A cluster of stars in Orion. Each one with its own blackbody signature. Their spectra didn’t just say “here I am.” They said: “This is my age, my temperature, my composition. I’ve been shining since before your species learned fire.”
And I remember thinking: how generous the Universe is, to tell us so much, if only we know how to listen.
Why Blackbody Radiation Still Matters
This isn’t just a story of physics past. It’s ongoing.
Climate science relies on blackbody principles to model Earth’s heat balance. Spacecraft engineering uses blackbody curves to control thermal loads. Infrared astronomy is revealing the earliest galaxies and potential biosignatures on alien worlds.
There are still questions.
- Could dark matter, for example, leave an indirect thermal signature?
- Do black holes emit perfect blackbody radiation via Hawking radiation—and if so, how do we measure it?
- Can we refine our models of neutron stars and supernovae through better thermal spectra?

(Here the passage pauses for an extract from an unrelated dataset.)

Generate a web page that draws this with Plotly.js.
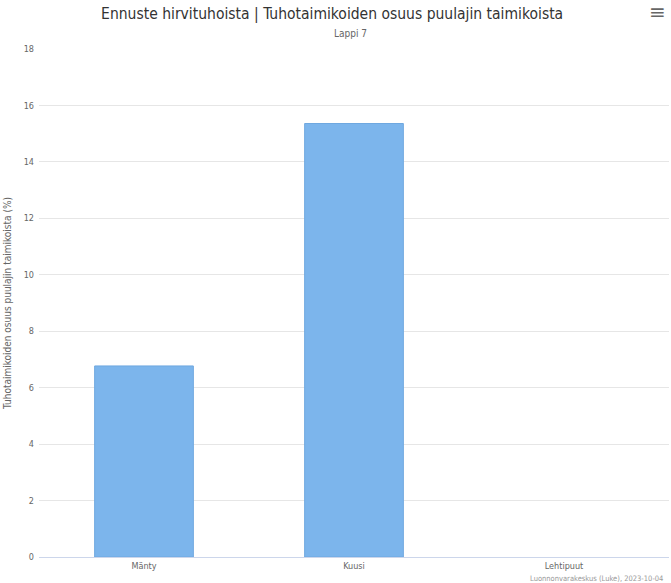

The answers are not yet known. But we’re asking better questions, and the math of the blackbody continues to guide us.
The Universe Is Honest in Infrared
Here’s the strange thing.
When light reflects, it lies. It bounces, it twists, it depends on the angle and the surface and the trick of the eye. But thermal radiation—blackbody radiation—is honest. It comes straight from the object’s soul. It tells you exactly how much energy is flowing, with no makeup, no costume.
The Universe wears no clothes in infrared.
And sometimes I think: that’s where its real beauty lies. Not in the bright stars and galactic spirals, but in the quiet heat of things that simply are—glowing because they must, because physics says so, because the cosmos is warm.
So next time you stand under the stars, remember: they’re not just points of light. They’re thermodynamic truths, singing their temperature into space. And the same physics that lets your body stay warm under the night sky is what tells a telescope how far, how old, and how beautiful the Universe really is.
Now—what would it feel like to bathe in the glow of a star not yet born?